▶ **TASK BRIEF**
Only the lines from the one containing "Generate a LaTeX" through the one containing "width=540*\pxl,minimum height=96*\pxl] (top)" are wanted. Give them again exactly, both ends included.

▶ **RECORDS PROVIDED**
= = =
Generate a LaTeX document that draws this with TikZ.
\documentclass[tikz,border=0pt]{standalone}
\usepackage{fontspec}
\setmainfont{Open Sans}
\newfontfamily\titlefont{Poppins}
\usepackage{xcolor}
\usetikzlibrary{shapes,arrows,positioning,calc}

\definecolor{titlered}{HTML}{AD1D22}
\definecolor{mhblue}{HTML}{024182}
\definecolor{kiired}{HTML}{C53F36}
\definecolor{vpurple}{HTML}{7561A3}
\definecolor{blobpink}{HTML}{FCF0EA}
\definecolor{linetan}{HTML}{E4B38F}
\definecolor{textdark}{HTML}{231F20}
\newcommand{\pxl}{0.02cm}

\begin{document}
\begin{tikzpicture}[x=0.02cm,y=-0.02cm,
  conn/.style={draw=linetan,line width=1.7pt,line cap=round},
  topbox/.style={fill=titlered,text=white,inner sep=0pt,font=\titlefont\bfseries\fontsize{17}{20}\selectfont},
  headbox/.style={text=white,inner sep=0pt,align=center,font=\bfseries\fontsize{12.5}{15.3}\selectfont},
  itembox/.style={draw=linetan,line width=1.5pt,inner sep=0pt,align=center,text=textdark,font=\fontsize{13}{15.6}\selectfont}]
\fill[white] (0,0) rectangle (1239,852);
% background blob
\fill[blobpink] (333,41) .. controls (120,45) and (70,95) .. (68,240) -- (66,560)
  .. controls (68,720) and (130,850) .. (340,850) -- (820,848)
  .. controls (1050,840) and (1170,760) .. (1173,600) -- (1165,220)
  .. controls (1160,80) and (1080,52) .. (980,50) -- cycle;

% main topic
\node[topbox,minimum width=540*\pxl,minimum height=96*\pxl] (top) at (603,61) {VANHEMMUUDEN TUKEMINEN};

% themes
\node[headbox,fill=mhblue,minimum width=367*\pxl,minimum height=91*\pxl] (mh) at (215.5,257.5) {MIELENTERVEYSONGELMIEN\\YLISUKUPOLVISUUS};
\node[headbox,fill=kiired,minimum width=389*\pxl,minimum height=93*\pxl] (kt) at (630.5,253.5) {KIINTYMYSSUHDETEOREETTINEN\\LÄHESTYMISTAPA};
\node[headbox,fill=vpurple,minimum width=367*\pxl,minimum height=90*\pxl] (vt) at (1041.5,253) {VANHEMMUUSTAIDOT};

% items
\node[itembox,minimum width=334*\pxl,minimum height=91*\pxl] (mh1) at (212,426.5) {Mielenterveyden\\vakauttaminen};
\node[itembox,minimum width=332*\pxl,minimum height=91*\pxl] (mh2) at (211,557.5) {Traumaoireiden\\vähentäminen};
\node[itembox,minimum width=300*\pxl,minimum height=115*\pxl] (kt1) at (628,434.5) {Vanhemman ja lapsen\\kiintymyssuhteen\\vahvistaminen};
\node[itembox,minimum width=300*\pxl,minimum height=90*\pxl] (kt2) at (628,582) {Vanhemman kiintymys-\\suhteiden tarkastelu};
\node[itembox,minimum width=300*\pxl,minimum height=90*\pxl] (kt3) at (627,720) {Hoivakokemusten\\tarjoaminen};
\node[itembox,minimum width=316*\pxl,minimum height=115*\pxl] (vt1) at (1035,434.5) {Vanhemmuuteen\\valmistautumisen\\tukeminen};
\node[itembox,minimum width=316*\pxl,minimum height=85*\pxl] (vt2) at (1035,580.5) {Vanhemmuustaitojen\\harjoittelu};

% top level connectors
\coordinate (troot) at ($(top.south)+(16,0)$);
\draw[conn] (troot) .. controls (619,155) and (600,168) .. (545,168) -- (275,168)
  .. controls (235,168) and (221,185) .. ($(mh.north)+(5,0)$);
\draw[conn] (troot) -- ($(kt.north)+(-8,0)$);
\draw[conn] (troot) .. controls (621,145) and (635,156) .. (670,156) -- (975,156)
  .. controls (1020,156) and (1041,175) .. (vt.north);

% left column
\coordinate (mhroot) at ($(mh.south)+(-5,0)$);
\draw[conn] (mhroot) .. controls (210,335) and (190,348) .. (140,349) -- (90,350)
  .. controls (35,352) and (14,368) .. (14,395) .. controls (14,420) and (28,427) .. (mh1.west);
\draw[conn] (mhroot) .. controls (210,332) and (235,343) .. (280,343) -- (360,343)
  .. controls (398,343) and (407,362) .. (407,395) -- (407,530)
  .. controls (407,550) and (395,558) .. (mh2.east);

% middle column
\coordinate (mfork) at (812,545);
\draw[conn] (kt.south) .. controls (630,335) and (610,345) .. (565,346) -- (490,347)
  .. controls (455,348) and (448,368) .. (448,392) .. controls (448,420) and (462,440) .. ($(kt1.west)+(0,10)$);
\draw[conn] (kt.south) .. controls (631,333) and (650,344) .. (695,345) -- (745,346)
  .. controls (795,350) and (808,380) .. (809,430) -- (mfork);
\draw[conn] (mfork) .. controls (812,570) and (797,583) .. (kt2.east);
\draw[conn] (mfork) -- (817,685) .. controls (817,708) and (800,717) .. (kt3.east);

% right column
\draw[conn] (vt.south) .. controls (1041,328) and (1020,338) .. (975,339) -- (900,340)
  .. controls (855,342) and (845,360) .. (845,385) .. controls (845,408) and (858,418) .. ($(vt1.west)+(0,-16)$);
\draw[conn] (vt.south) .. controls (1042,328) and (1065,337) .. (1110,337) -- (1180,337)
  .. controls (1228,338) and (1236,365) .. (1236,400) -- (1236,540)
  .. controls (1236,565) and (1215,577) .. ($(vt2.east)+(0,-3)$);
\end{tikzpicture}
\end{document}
= = =
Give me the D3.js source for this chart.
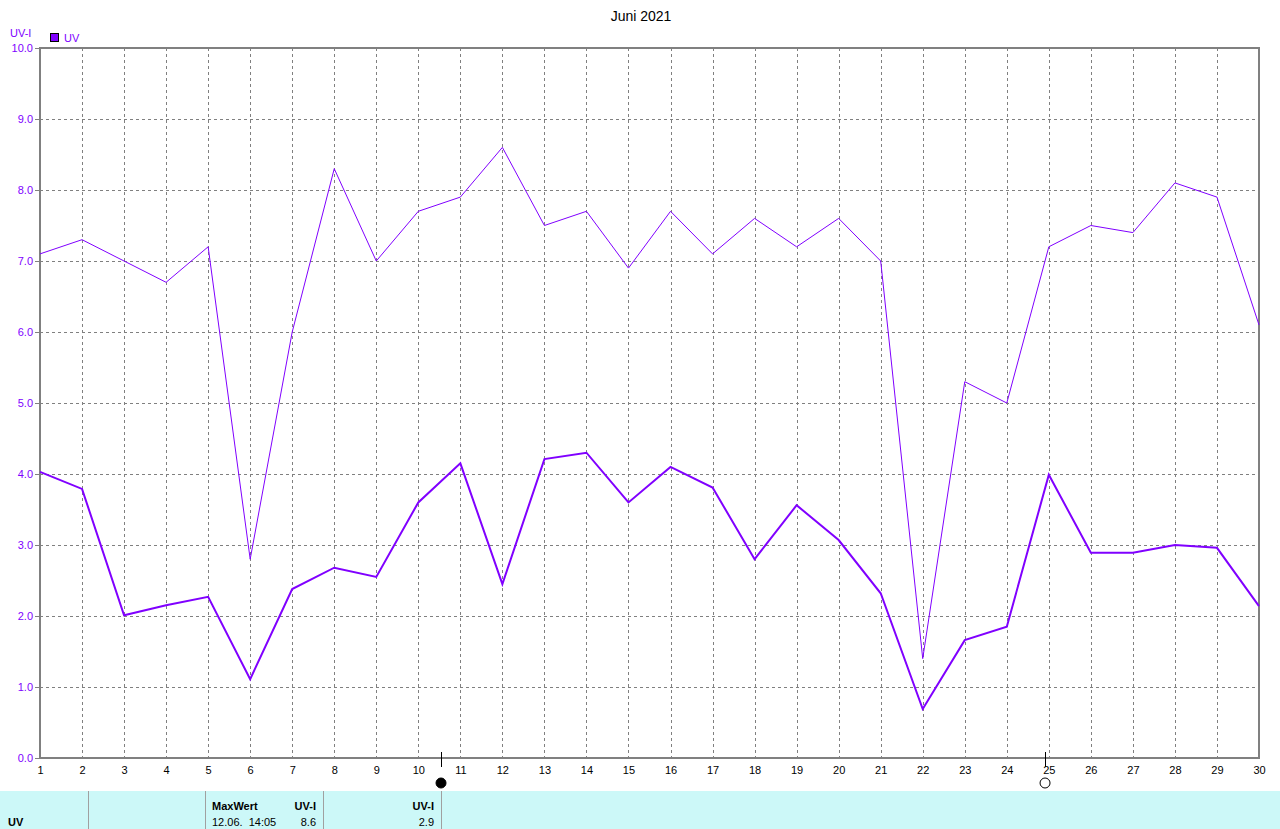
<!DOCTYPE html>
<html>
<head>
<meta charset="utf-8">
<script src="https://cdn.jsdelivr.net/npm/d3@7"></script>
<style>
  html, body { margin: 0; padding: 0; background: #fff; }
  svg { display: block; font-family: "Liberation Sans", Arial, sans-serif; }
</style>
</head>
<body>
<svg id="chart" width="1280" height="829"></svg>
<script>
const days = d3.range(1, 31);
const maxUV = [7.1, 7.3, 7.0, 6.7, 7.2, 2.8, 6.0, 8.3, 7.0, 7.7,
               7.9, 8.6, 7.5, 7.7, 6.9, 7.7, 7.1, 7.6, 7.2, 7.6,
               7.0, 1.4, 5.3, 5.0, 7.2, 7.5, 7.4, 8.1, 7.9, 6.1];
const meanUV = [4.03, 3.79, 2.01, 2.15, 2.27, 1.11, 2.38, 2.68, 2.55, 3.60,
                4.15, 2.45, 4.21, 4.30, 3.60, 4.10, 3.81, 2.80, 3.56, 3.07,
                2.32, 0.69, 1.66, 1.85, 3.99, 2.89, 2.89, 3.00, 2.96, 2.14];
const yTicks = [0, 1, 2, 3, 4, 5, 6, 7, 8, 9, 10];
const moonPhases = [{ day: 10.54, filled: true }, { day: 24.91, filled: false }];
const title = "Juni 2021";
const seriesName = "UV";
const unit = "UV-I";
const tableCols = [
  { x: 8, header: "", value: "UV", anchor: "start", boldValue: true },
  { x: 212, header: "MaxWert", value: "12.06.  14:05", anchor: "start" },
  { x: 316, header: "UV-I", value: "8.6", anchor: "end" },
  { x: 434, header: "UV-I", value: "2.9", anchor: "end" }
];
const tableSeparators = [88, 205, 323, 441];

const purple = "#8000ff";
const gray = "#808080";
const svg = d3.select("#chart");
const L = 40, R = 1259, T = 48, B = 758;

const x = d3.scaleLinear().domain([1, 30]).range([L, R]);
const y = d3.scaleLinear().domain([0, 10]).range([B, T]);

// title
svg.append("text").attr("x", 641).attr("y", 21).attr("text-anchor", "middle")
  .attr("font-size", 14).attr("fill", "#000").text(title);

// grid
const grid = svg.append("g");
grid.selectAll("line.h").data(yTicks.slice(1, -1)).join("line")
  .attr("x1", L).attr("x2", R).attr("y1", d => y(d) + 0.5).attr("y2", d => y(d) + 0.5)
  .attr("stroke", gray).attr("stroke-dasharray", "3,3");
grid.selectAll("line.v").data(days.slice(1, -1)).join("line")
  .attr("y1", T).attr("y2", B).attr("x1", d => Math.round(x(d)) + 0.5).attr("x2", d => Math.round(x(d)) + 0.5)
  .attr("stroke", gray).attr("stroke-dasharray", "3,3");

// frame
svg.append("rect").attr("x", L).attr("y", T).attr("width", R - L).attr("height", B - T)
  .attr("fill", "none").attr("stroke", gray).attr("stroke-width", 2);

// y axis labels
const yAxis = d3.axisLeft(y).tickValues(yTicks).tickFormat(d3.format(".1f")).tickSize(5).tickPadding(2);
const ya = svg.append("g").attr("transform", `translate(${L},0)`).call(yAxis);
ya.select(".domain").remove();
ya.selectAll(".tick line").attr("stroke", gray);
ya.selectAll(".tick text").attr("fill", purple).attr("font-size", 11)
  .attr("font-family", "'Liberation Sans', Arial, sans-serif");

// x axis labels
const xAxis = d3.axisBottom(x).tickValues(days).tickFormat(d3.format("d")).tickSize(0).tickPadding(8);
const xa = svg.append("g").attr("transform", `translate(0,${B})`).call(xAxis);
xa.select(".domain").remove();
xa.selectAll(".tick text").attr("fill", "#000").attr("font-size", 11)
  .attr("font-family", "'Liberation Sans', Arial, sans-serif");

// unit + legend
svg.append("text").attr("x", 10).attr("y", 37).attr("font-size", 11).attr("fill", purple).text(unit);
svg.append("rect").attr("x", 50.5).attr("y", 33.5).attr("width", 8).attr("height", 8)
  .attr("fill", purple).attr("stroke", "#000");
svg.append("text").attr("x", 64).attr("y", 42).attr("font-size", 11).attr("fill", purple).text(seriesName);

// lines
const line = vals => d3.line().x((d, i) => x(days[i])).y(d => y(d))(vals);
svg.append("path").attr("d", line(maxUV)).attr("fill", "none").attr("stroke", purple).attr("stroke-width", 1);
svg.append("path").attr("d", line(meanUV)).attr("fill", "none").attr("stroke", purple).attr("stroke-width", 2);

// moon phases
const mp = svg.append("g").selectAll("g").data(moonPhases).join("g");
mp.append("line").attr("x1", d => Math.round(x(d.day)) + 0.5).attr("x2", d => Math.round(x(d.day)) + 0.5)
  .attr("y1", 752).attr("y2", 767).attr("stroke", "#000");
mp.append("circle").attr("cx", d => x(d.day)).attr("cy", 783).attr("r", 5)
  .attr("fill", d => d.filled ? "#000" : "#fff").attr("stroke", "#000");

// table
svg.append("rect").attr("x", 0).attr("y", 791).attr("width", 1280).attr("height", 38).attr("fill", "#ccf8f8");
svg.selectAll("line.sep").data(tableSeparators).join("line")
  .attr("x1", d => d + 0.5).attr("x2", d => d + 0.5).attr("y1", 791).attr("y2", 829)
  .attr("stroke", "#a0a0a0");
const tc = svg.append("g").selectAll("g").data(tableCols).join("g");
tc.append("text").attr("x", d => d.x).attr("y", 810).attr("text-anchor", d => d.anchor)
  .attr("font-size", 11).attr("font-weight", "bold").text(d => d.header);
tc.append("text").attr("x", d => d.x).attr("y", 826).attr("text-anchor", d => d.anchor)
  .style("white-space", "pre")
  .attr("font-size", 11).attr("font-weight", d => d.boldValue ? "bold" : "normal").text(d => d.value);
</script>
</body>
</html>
= = =
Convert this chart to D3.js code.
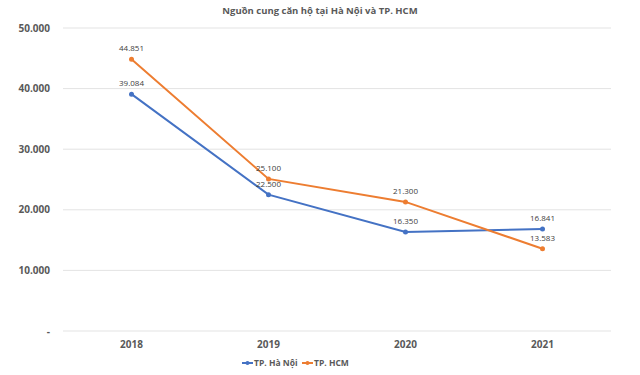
= = =
▶ **SOLUTION**
Generate a LaTeX document that draws this with TikZ.
\documentclass[tikz,border=0pt]{standalone}
\usepackage{fontspec}
\setmainfont{Open Sans}
\newfontfamily\titlefont{Poppins}
\usepackage{xcolor}
\usetikzlibrary{shapes,arrows,positioning,calc}

\definecolor{titlered}{HTML}{AD1D22}
\definecolor{mhblue}{HTML}{024182}
\definecolor{kiired}{HTML}{C53F36}
\definecolor{vpurple}{HTML}{7561A3}
\definecolor{blobpink}{HTML}{FCF0EA}
\definecolor{linetan}{HTML}{E4B38F}
\definecolor{textdark}{HTML}{231F20}
\newcommand{\pxl}{0.02cm}

\begin{document}
\begin{tikzpicture}[x=0.02cm,y=-0.02cm,
  conn/.style={draw=linetan,line width=1.7pt,line cap=round},
  topbox/.style={fill=titlered,text=white,inner sep=0pt,font=\titlefont\bfseries\fontsize{17}{20}\selectfont},
  headbox/.style={text=white,inner sep=0pt,align=center,font=\bfseries\fontsize{12.5}{15.3}\selectfont},
  itembox/.style={draw=linetan,line width=1.5pt,inner sep=0pt,align=center,text=textdark,font=\fontsize{13}{15.6}\selectfont}]
\fill[white] (0,0) rectangle (1239,852);
% background blob
\fill[blobpink] (333,41) .. controls (120,45) and (70,95) .. (68,240) -- (66,560)
  .. controls (68,720) and (130,850) .. (340,850) -- (820,848)
  .. controls (1050,840) and (1170,760) .. (1173,600) -- (1165,220)
  .. controls (1160,80) and (1080,52) .. (980,50) -- cycle;

% main topic
\node[topbox,minimum width=540*\pxl,minimum height=96*\pxl] (top) at (603,61) {VANHEMMUUDEN TUKEMINEN};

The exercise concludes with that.